* **Given request**
Print exactly the lines that run from the line containing "Output the component" to the line containing "-26, -26, -26];", both included, and nothing else; pictures stay out.
BEGIN Stored records
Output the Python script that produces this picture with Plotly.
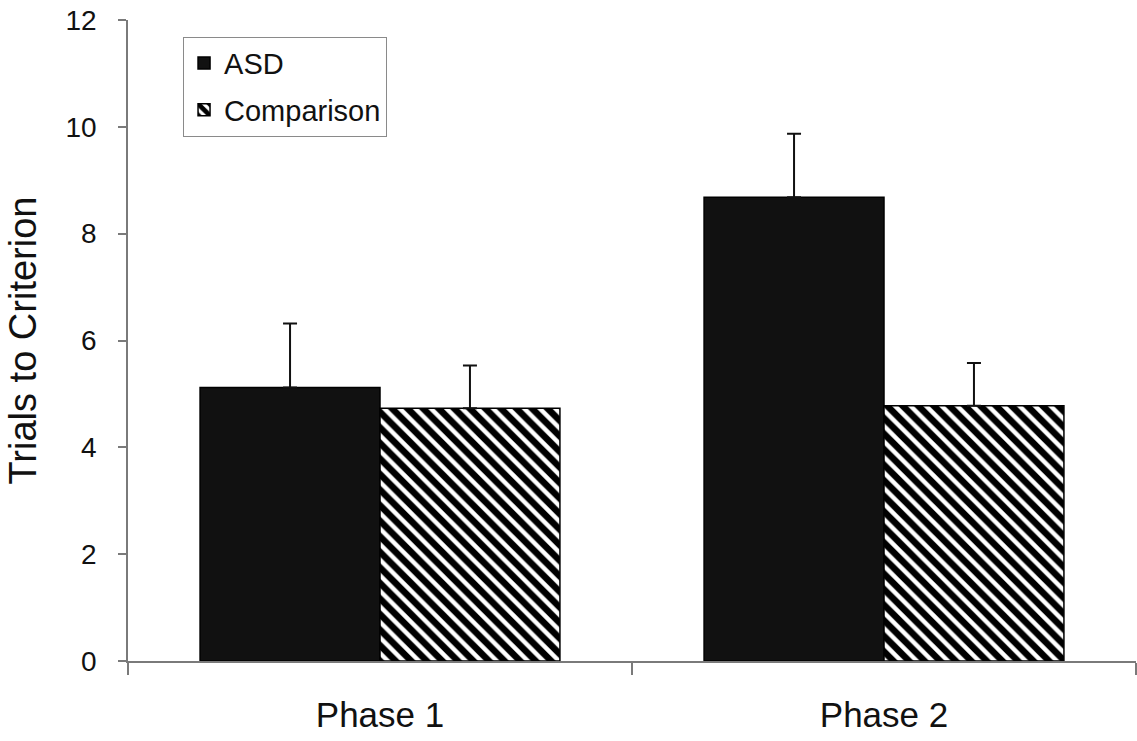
END Stored records
BEGIN Stored records
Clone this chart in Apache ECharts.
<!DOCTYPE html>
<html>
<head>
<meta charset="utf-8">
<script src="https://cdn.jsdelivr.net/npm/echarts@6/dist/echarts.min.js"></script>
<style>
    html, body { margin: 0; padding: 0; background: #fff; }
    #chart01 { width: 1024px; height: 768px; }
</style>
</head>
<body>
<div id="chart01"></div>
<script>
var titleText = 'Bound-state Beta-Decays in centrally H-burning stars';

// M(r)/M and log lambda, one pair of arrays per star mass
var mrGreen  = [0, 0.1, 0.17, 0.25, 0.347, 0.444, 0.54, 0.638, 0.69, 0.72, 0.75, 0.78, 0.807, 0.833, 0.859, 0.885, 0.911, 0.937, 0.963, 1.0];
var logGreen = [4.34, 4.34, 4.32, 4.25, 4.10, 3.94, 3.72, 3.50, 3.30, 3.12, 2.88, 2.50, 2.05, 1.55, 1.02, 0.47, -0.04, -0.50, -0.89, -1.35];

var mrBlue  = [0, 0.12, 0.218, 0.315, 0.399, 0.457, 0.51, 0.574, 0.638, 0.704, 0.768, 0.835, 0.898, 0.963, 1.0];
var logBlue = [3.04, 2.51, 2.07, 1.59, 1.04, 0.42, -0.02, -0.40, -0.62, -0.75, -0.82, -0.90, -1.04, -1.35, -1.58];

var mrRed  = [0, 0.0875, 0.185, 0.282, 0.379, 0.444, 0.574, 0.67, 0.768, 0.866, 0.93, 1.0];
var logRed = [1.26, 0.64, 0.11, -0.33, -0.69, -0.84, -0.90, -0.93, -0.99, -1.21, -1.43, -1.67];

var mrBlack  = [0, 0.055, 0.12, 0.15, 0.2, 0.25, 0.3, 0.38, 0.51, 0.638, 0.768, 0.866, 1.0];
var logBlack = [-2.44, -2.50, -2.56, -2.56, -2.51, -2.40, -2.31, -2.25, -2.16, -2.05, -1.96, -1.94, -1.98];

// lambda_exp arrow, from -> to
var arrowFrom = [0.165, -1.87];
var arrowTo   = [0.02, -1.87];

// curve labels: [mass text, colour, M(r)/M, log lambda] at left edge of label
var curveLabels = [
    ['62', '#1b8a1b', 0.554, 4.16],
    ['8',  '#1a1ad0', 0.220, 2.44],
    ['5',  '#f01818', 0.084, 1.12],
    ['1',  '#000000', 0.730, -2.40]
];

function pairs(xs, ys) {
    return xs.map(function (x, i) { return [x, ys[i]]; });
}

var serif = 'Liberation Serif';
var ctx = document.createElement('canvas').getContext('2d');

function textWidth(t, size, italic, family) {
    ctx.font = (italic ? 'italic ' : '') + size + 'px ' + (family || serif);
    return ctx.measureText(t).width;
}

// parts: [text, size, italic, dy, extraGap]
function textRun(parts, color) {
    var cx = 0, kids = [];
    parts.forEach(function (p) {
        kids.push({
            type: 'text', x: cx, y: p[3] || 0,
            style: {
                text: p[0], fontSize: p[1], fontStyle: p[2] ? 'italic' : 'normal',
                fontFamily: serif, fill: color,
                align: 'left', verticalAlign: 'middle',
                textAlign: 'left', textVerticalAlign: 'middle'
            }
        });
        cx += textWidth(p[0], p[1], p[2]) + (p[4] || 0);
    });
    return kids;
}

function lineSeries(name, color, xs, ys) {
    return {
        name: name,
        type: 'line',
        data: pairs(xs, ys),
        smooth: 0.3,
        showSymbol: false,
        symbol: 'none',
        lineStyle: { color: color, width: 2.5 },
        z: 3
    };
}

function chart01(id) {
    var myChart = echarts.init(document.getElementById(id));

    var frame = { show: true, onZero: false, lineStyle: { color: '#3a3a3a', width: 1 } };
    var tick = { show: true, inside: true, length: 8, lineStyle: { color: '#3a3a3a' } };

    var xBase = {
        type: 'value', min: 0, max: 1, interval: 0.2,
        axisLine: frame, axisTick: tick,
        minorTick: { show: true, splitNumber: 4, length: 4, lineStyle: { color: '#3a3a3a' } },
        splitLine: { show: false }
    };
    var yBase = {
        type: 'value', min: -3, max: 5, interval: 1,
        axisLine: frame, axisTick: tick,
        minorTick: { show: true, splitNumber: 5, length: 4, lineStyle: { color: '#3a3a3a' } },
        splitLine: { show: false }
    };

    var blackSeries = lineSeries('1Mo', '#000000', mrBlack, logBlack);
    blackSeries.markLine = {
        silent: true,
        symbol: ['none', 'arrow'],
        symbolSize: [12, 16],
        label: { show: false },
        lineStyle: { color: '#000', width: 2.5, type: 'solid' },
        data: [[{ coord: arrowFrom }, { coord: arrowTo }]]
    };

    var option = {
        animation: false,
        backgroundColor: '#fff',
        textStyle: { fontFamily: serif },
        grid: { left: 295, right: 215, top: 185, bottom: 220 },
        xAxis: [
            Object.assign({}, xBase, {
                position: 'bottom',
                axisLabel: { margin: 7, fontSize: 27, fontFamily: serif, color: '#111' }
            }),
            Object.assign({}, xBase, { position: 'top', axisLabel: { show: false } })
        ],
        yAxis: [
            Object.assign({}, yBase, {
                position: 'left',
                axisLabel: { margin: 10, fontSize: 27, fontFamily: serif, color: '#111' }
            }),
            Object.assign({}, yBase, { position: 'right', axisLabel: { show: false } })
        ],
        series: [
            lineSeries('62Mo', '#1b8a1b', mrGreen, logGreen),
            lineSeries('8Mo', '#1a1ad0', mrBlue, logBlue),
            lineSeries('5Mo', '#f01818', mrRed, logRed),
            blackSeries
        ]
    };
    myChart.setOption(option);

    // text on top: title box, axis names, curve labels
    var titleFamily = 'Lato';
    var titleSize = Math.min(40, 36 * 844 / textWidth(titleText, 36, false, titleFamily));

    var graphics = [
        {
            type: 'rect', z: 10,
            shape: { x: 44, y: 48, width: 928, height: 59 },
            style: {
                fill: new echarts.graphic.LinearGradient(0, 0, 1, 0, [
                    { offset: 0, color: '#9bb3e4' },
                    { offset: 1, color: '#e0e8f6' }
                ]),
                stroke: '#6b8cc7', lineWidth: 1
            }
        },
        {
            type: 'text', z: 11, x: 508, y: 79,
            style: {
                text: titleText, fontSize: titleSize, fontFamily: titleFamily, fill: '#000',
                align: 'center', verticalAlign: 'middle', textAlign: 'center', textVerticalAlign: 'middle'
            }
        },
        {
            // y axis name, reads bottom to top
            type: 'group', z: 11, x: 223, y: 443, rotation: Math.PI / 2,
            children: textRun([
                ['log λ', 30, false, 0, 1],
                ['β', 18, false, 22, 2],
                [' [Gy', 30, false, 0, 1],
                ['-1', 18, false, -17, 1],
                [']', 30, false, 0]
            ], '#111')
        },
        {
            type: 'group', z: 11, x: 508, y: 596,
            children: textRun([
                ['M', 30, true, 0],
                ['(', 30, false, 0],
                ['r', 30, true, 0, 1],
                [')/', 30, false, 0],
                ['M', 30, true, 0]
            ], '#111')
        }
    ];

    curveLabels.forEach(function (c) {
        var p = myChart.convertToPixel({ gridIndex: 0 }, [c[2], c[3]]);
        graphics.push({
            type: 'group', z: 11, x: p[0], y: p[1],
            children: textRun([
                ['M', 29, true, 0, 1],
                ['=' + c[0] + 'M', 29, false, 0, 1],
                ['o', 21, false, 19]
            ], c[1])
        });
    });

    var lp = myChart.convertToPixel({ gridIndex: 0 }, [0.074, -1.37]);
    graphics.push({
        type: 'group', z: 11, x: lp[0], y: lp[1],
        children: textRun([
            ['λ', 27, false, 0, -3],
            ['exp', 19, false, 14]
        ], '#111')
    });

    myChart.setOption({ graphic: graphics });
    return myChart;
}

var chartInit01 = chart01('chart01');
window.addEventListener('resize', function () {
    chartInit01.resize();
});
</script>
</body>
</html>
END Stored records
BEGIN Stored records
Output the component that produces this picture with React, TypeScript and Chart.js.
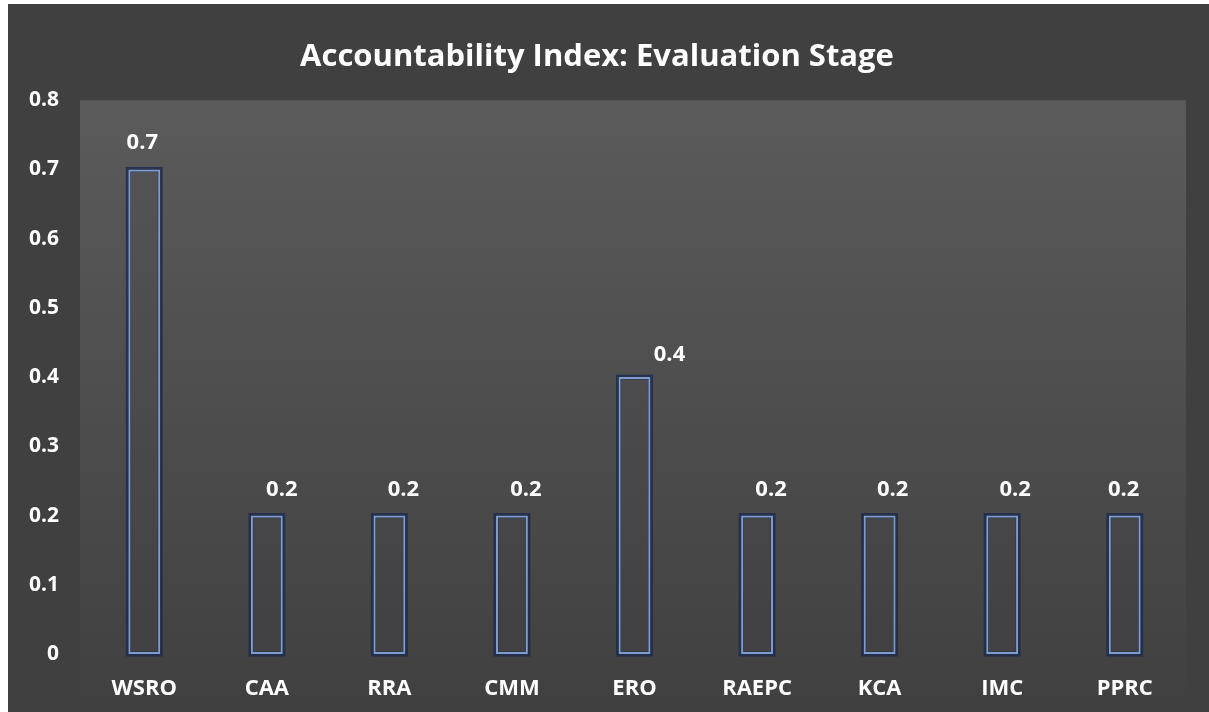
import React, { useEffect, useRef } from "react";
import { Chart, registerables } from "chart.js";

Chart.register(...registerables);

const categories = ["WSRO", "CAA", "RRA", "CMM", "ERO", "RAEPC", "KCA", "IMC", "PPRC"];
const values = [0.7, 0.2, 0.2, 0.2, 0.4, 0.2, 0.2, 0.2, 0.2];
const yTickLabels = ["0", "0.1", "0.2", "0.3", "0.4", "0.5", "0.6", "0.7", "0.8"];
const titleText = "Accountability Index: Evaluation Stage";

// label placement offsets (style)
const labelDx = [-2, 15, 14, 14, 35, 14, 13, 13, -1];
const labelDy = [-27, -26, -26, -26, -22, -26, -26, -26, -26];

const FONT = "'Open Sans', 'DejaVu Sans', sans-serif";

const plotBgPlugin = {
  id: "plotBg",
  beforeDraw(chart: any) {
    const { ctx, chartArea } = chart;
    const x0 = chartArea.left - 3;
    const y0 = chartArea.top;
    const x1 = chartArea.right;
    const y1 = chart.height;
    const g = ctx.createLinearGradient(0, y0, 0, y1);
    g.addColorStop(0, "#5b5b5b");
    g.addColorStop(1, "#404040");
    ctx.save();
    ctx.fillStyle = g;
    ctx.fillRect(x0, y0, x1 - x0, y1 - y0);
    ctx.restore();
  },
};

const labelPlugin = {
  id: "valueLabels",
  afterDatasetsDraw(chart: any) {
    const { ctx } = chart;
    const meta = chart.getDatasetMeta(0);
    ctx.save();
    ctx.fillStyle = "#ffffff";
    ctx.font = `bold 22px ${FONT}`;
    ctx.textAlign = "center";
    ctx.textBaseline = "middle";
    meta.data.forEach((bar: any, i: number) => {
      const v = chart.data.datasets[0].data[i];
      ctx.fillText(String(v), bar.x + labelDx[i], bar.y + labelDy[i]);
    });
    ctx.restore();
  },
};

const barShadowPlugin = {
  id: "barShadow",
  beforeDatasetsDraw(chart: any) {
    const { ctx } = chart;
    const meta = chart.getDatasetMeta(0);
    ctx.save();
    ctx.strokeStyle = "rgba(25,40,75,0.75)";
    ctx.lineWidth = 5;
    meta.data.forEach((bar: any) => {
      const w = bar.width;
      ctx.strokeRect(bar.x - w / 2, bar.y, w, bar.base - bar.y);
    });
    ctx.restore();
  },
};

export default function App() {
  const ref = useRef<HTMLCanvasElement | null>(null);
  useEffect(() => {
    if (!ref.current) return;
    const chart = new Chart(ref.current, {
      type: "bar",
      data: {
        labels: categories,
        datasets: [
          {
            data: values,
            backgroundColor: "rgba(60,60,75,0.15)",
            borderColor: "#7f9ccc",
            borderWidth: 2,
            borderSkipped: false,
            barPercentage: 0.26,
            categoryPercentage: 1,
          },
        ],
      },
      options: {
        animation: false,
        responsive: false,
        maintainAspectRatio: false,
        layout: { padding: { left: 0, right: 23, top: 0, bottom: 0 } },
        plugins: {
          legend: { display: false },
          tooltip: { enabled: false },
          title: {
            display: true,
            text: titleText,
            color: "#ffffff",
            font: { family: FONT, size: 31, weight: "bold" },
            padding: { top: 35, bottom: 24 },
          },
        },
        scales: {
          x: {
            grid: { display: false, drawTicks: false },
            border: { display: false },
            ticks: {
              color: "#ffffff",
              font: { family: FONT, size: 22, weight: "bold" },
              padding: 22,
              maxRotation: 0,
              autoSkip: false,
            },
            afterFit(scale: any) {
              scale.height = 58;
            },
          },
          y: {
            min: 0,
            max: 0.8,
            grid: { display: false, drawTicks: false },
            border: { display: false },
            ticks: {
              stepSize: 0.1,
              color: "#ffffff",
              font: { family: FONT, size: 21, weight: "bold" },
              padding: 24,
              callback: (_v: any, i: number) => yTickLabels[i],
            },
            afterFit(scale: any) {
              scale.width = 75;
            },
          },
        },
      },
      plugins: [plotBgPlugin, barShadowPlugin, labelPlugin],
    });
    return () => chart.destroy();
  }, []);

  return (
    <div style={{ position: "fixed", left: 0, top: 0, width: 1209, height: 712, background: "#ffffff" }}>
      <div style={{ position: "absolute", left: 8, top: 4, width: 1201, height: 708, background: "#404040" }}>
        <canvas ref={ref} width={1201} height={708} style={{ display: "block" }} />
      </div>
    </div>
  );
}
END Stored records
* **Task output**
Output the component that produces this picture with React, TypeScript and Chart.js.
import React, { useEffect, useRef } from "react";
import { Chart, registerables } from "chart.js";

Chart.register(...registerables);

const categories = ["WSRO", "CAA", "RRA", "CMM", "ERO", "RAEPC", "KCA", "IMC", "PPRC"];
const values = [0.7, 0.2, 0.2, 0.2, 0.4, 0.2, 0.2, 0.2, 0.2];
const yTickLabels = ["0", "0.1", "0.2", "0.3", "0.4", "0.5", "0.6", "0.7", "0.8"];
const titleText = "Accountability Index: Evaluation Stage";

// label placement offsets (style)
const labelDx = [-2, 15, 14, 14, 35, 14, 13, 13, -1];
const labelDy = [-27, -26, -26, -26, -22, -26, -26, -26, -26];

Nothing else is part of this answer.